“I Wanted to Tell Him…”

Joshua Casteel was an interrogator and Arab linguist at Abu Ghraib. He’s also a Christian. He wrote this about an interrogation he conducted of a Saudi jihadist:

The entire interrogation seemed almost mythical. When I finished I actually had to confess to my section leader what had happened, and how badly I had lost my objectivity as an interrogator, thinking it probably better to transfer the case to a different interrogation team. We spent most of the interrogation discussing ethics, Islam and Christianity. The man was a self-professed jihadist, come from Saudi Arabia for the sole purpose of killing people like me. Yet the entire time we spoke, he talked to me with a gentle calmness and evangelical tone, whereby I genuinely believed he desired my good — as I truly desired his. He tried to convert me to Islam from start to finish, and coming from an Evangelical Christian background, I felt in familiar territory, as if I were speaking simply to my Muslim counterpart. Then, we began to discuss war and violence. I asked him why he came to kill, he asked me why did I. At that point I knew I could go no further, unless I wanted to get into a debate about which one of us had the “more just” cause.

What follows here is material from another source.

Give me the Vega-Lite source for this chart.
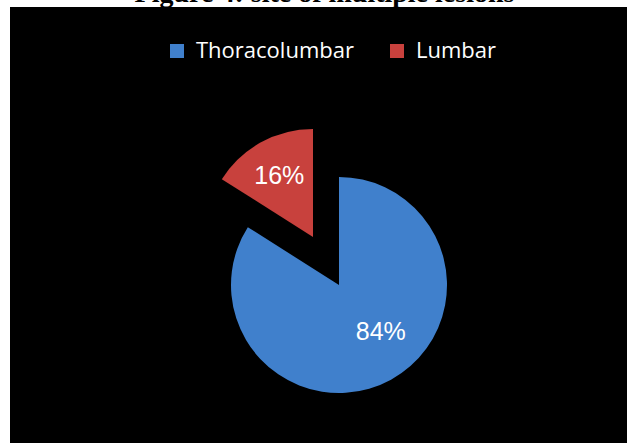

He then told me that I was not following the actual teaching of Christ, who said to “turn the other cheek” and to “not resist an evil person.” Coming from a jihadist who flat out told me he would kill me if he had the chance, I did not take the personal challenge all that seriously, but I came to a clear recognition of the fact that I absolutely agreed with him. I was in complete and total agreement with him, and I told him so. I did believe that my participation in systems of violence debilitates my Christian witness. I wanted to tell him that there was a different answer to injustice than the cycle of vengeance and violence condoned by Islam and by most systems of secular law: “killing in the name of justice or civil order.” I wanted to tell the jihadist that Jesus Christ (in Islam, the prophet “Isa") had taught another way, and that I was living that way as a flesh-and-blood example for him — but I could not. For a moment, my job and duties completely faded to the periphery and all I cared about was confessing to this enemy my own sins in the hopes that he would recognize his. But, I could only take him so far. I could not actually lead him down a different path by my own example.

What I realized that day is that I whole heartedly believed, even when challenged by an enemy lacking legitimacy, that my participation in systems of violence completely debilitates the living example I believe is my bounded duty as a Christian to offer. And I believe this lack of coherence made my Christian witness totally impotent to a man who believed he was fighting a “just cause.”

In 2005, Casteel received an honorable discharge from the military as a conscientious objector.